Wavetronix v. EIS Electronic Integrated Systems (Fed. Cir. 2009)
Wavetronix’s patent covers a big brother sensor to monitor vehicle trafic and to ensure that drivers are properly using the carpool (high-occupancy vehicle) lane. EIS was accused of infringement but convinced the Utah-based district court to grant summary judgment of non-infringement.
On appeal, the Federal Circuit has affirmed – largely based on claim construction of the claim term “probability density function estimate” or PDFE used to define the traffic lanes.
The excerpted claim reads as follows: 1. … a method for defining traffic lanes, comprising … b. generating a probability density function estimation … of said selectable plurality of vehicles; and c. defining said traffic lanes … from said probability density function estimation.

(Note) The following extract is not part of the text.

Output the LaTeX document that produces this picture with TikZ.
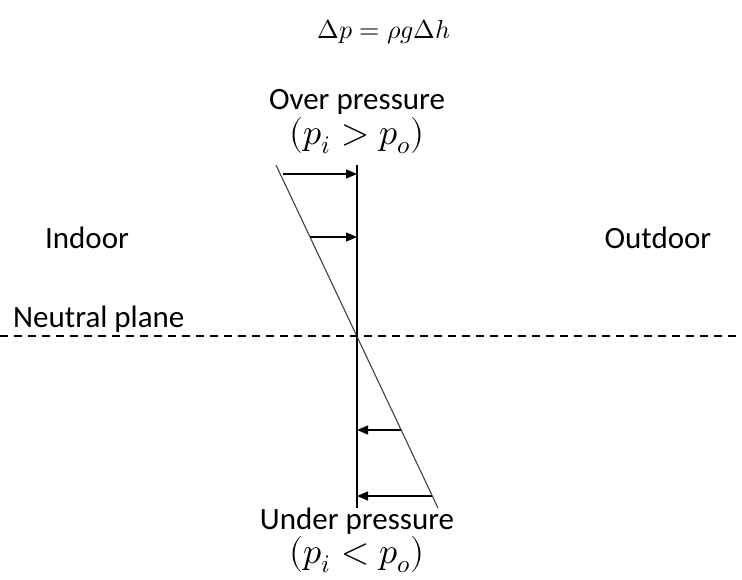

Writing for the court, Judge Patel (sitting by designation from the N.D. of Cal.) construed PDFE to as “a finite data set large enough to approximate a function of a continuous variable whose integral over a region gives the probability that a random variable falls within the region.”
[Updated] That definition - requiring an approximation of a continuous variable – helps EIS. The EIS system can also automatically define the traffic lanes based on traffic data, but the company claims that its device does not do so with “probability analysis” but rather uses large binary bins. Based on this distinction Judge Patel held that the EIS system data is “too coarse” to be a PDFE.
Even in a close case such as this, the court held that the DOE cannot rescue the patentee because of the tight requirements of element-by-element application of the DOE and the doctrine of vitiation.